─── Supplied information
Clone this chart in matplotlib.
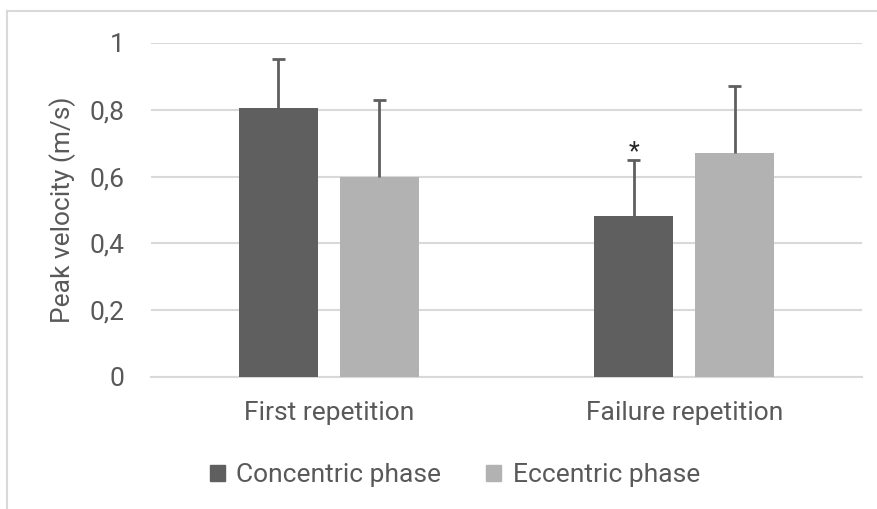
import matplotlib
matplotlib.use("Agg")
import matplotlib.pyplot as plt
from matplotlib.lines import Line2D
from matplotlib.patches import Patch
import numpy as np

plt.rcParams['font.family'] = ['Roboto', 'DejaVu Sans']

categories = ["First repetition", "Failure repetition"]
series_names = ["Concentric phase", "Eccentric phase"]
concentric = [0.805, 0.482]
concentric_sd = [0.147, 0.168]
eccentric = [0.600, 0.671]
eccentric_sd = [0.229, 0.200]
yticks = [0, 0.2, 0.4, 0.6, 0.8, 1.0]
ytick_labels = ["0", "0,2", "0,4", "0,6", "0,8", "1"]

dark = "#5f5f5f"
light = "#b2b2b2"
text_col = "#595959"
grid_col = "#d9d9d9"

W, H = 878, 509
fig = plt.figure(figsize=(W / 100, H / 100), dpi=100)
ax = fig.add_axes([151 / W, 1 - 377 / H, (862 - 151) / W, (377 - 43) / H])

x = np.arange(len(categories))
bw = 0.222
off = (bw + 0.062) / 2
cap = 0.018
for xs, vals, sds, col in [(x - off, concentric, concentric_sd, dark),
                           (x + off, eccentric, eccentric_sd, light)]:
    ax.bar(xs, vals, bw, color=col, zorder=3)
    tops = np.array(vals) + np.array(sds)
    ax.vlines(xs, vals, tops, color=dark, lw=2, zorder=4)
    ax.hlines(tops, xs - cap, xs + cap, color=dark, lw=2, zorder=4)

# significance marker
ax.text(x[1] - off, concentric[1] + concentric_sd[1] - 0.012, "*", ha='center',
        va='bottom', fontsize=18, color='#262626')

ax.set_xlim(-0.5, 1.5)
ax.set_ylim(0, 1)
ax.set_yticks(yticks)
ax.set_yticklabels(ytick_labels)
ax.set_xticks(x)
ax.set_xticklabels(categories)
ax.tick_params(axis='both', length=0, colors=text_col, labelsize=19)
ax.tick_params(axis='y', pad=19)
ax.tick_params(axis='x', pad=17)
for s in ['top', 'right', 'left']:
    ax.spines[s].set_visible(False)
ax.spines['bottom'].set_color(grid_col)
ax.spines['bottom'].set_linewidth(1.5)
ax.yaxis.grid(True, color=grid_col, linewidth=1.5, zorder=0)
ax.set_axisbelow(True)
ax.set_ylabel("Peak velocity (m/s)", color=text_col, fontsize=19)
ax.yaxis.set_label_coords((76 - 151) / 711, (377 - 210) / 334)

handles = [Patch(color=dark), Patch(color=light)]
fig.legend(handles, series_names, loc='center', bbox_to_anchor=(455 / W, 1 - 475 / H),
           ncol=2, frameon=False, fontsize=19, labelcolor=text_col,
           handlelength=0.55, handleheight=0.55, handletextpad=0.45, columnspacing=1.7)

# chart border (cropped)
fig.add_artist(Line2D([7.5 / W, 7.5 / W], [1 - 11 / H, 0], color='#d9d9d9', lw=1.5))
fig.add_artist(Line2D([7.5 / W, 1], [1 - 11 / H, 1 - 11 / H], color='#d9d9d9', lw=1.5))

fig.savefig("out.png", dpi=100, facecolor='white')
──────
- **Goal**:
Only lines with the string "chart" belong in your answer; copy each one.

- **Output**:
Clone this chart in matplotlib.
# chart border (cropped)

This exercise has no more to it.